Actor Christopher Hunter with the double bass he has borrowed

Theft, but the bow must go on!

Published: 7th April, 2011
by TOM FOOT

IT was, for a one-man show about a double bass, the integral prop.

So actor Christopher Hunter understandably felt some severe first-night nerves jangling after his giant stringed instrument was stolen just two days before his opening performance.

An opportunist thief is believed to have taken the £500 double bass, black case and bow, from New End Theatre while the Royal Shakespeare Company actor unloaded his van at around 11am on Monday. Police are appealing for witnesses.

Mr Hunter said: “I just put it down for 10 minutes and when I came back it had disappeared.”

The Double Bass, by the German writer Patrick Süskind, is the story of a musician in crisis preparing for an opening night of Wagner’s Rheingold – proving life imitates art. But, in true thespian style, Mr Hunter was determined the show would go on. He said: “I was not about to be upstaged by my wooden musical instrument. 

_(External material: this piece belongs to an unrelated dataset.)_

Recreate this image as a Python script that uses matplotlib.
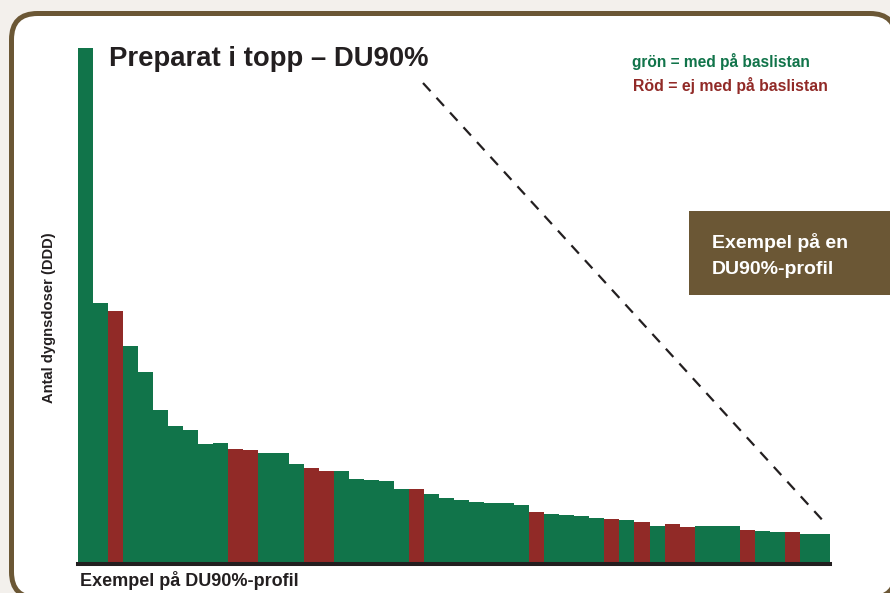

“I went to Foote’s in Golden Square, but they wanted £700. Then a shop in King’s Cross who wanted £95 a day. In the end, I got one loaned for just £10 for three weeks. It’s worth about £3,500 and I’m not letting it out of my sight.”

Mr Hunter helped to build the New End ­Theatre while working as a labourer and living in a bedsit in Willoughby Road in the 1970s.

He is now an experienced actor, who has played leading roles for the Royal Shakespeare Company and worked with director Sam Mendes. But preparations for the three-week run of Double Bass, his first solo performance, have not been going smoothly – as well as the double bass loss, Mr Hunter’s car was stolen last week. 

Producer Hilary Townley said: “I just can’t believe the brazen au­dacity of it. I guess that’s the trouble with Hampstead bohemia. People see a double bass and say, ‘yes please’. 

“The play is about how when you play an instrument like the double bass it takes over your life. That’s exactly what has happened to us.”

Anyone with information is urged to contact Hampstead Police station.